### TASK
Return each line of the listing below, unchanged, and omit the images.
____ PROVIDED DATA
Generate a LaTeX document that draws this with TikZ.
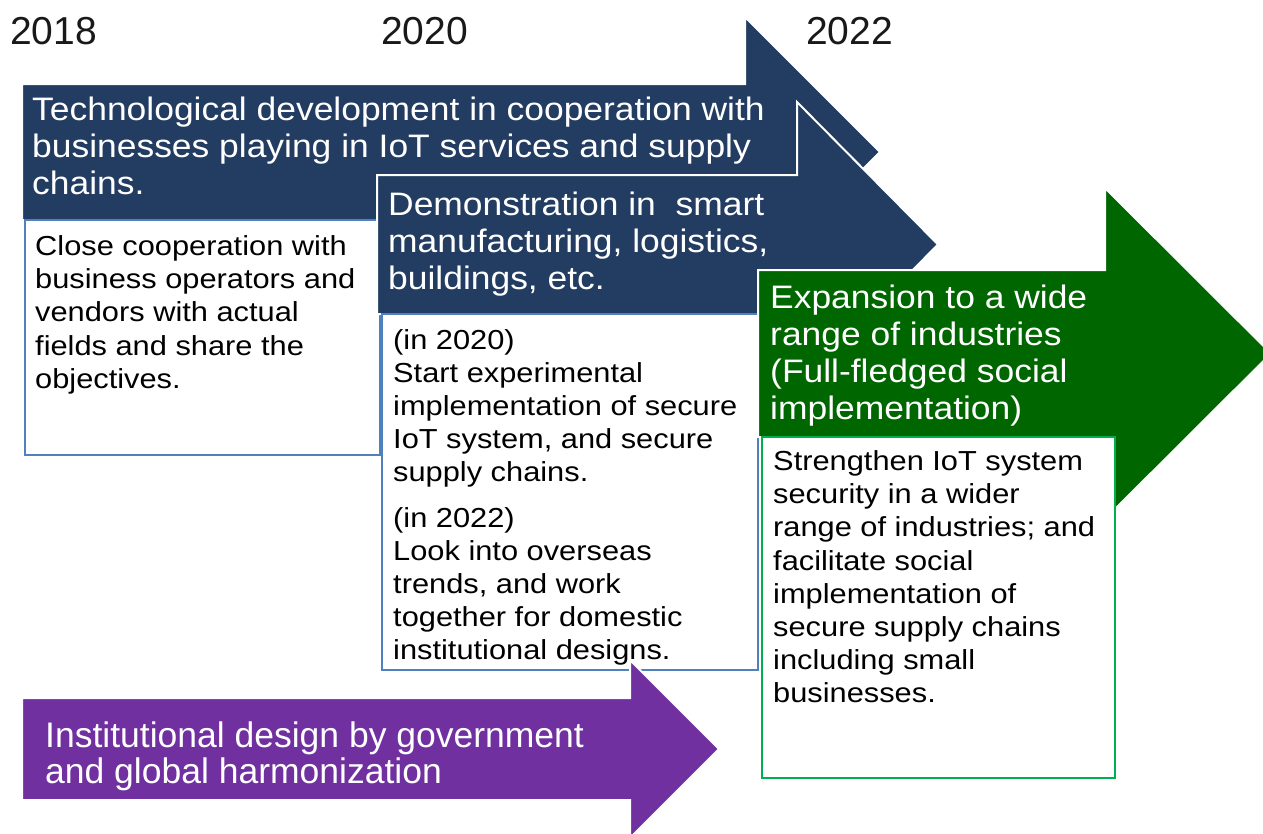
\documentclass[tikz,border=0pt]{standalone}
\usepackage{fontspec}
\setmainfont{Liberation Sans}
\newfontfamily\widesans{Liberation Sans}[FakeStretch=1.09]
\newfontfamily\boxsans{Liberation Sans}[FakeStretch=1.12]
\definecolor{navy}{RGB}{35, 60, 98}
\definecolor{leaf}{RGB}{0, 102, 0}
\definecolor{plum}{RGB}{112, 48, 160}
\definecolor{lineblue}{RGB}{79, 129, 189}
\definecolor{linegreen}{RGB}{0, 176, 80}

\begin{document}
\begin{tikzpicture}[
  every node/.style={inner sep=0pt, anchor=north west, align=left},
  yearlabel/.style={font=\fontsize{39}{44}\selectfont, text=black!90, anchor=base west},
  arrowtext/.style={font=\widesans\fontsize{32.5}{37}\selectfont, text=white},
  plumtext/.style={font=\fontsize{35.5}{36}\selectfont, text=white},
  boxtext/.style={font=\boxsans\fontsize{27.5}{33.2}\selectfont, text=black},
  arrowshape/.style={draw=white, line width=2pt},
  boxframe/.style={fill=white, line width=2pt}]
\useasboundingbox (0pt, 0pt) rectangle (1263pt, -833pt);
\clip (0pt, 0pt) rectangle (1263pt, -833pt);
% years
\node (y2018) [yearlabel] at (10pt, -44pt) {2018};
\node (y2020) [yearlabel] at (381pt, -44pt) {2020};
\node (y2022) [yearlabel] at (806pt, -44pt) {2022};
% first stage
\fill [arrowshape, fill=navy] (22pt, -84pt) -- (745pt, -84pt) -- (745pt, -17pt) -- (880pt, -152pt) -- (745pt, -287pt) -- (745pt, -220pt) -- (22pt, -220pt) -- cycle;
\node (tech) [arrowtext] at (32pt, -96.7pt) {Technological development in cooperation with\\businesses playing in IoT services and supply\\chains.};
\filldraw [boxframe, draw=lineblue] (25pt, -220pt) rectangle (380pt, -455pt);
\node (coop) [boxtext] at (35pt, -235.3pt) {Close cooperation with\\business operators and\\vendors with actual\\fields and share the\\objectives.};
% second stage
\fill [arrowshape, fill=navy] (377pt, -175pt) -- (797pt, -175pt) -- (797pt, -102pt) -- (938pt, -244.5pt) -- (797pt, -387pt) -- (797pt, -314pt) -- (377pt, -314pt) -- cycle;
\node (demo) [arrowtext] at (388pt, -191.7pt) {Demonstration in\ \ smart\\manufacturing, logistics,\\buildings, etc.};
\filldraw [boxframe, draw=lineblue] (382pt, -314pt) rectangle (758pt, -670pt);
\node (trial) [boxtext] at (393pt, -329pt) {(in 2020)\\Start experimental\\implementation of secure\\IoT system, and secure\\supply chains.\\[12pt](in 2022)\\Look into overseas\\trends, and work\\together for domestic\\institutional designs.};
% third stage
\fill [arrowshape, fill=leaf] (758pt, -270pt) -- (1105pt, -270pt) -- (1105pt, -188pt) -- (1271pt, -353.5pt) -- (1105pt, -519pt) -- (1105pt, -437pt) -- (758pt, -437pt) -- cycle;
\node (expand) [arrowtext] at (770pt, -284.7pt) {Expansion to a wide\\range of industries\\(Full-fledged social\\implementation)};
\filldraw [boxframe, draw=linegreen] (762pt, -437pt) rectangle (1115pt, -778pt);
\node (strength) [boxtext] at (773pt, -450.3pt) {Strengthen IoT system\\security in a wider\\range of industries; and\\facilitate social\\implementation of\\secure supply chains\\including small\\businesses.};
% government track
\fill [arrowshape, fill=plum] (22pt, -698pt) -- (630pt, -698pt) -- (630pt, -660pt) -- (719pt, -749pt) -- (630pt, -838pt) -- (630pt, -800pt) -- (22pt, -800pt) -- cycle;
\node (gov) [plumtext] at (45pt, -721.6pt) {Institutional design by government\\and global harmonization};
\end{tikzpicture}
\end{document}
________
### ANSWER TO THIS EXERCISE
Generate a LaTeX document that draws this with TikZ.
\documentclass[tikz,border=0pt]{standalone}
\usepackage{fontspec}
\setmainfont{Liberation Sans}
\newfontfamily\widesans{Liberation Sans}[FakeStretch=1.09]
\newfontfamily\boxsans{Liberation Sans}[FakeStretch=1.12]
\definecolor{navy}{RGB}{35, 60, 98}
\definecolor{leaf}{RGB}{0, 102, 0}
\definecolor{plum}{RGB}{112, 48, 160}
\definecolor{lineblue}{RGB}{79, 129, 189}
\definecolor{linegreen}{RGB}{0, 176, 80}

\begin{document}
\begin{tikzpicture}[
  every node/.style={inner sep=0pt, anchor=north west, align=left},
  yearlabel/.style={font=\fontsize{39}{44}\selectfont, text=black!90, anchor=base west},
  arrowtext/.style={font=\widesans\fontsize{32.5}{37}\selectfont, text=white},
  plumtext/.style={font=\fontsize{35.5}{36}\selectfont, text=white},
  boxtext/.style={font=\boxsans\fontsize{27.5}{33.2}\selectfont, text=black},
  arrowshape/.style={draw=white, line width=2pt},
  boxframe/.style={fill=white, line width=2pt}]
\useasboundingbox (0pt, 0pt) rectangle (1263pt, -833pt);
\clip (0pt, 0pt) rectangle (1263pt, -833pt);
% years
\node (y2018) [yearlabel] at (10pt, -44pt) {2018};
\node (y2020) [yearlabel] at (381pt, -44pt) {2020};
\node (y2022) [yearlabel] at (806pt, -44pt) {2022};
% first stage
\fill [arrowshape, fill=navy] (22pt, -84pt) -- (745pt, -84pt) -- (745pt, -17pt) -- (880pt, -152pt) -- (745pt, -287pt) -- (745pt, -220pt) -- (22pt, -220pt) -- cycle;
\node (tech) [arrowtext] at (32pt, -96.7pt) {Technological development in cooperation with\\businesses playing in IoT services and supply\\chains.};
\filldraw [boxframe, draw=lineblue] (25pt, -220pt) rectangle (380pt, -455pt);
\node (coop) [boxtext] at (35pt, -235.3pt) {Close cooperation with\\business operators and\\vendors with actual\\fields and share the\\objectives.};
% second stage
\fill [arrowshape, fill=navy] (377pt, -175pt) -- (797pt, -175pt) -- (797pt, -102pt) -- (938pt, -244.5pt) -- (797pt, -387pt) -- (797pt, -314pt) -- (377pt, -314pt) -- cycle;
\node (demo) [arrowtext] at (388pt, -191.7pt) {Demonstration in\ \ smart\\manufacturing, logistics,\\buildings, etc.};
\filldraw [boxframe, draw=lineblue] (382pt, -314pt) rectangle (758pt, -670pt);
\node (trial) [boxtext] at (393pt, -329pt) {(in 2020)\\Start experimental\\implementation of secure\\IoT system, and secure\\supply chains.\\[12pt](in 2022)\\Look into overseas\\trends, and work\\together for domestic\\institutional designs.};
% third stage
\fill [arrowshape, fill=leaf] (758pt, -270pt) -- (1105pt, -270pt) -- (1105pt, -188pt) -- (1271pt, -353.5pt) -- (1105pt, -519pt) -- (1105pt, -437pt) -- (758pt, -437pt) -- cycle;
\node (expand) [arrowtext] at (770pt, -284.7pt) {Expansion to a wide\\range of industries\\(Full-fledged social\\implementation)};
\filldraw [boxframe, draw=linegreen] (762pt, -437pt) rectangle (1115pt, -778pt);
\node (strength) [boxtext] at (773pt, -450.3pt) {Strengthen IoT system\\security in a wider\\range of industries; and\\facilitate social\\implementation of\\secure supply chains\\including small\\businesses.};
% government track
\fill [arrowshape, fill=plum] (22pt, -698pt) -- (630pt, -698pt) -- (630pt, -660pt) -- (719pt, -749pt) -- (630pt, -838pt) -- (630pt, -800pt) -- (22pt, -800pt) -- cycle;
\node (gov) [plumtext] at (45pt, -721.6pt) {Institutional design by government\\and global harmonization};
\end{tikzpicture}
\end{document}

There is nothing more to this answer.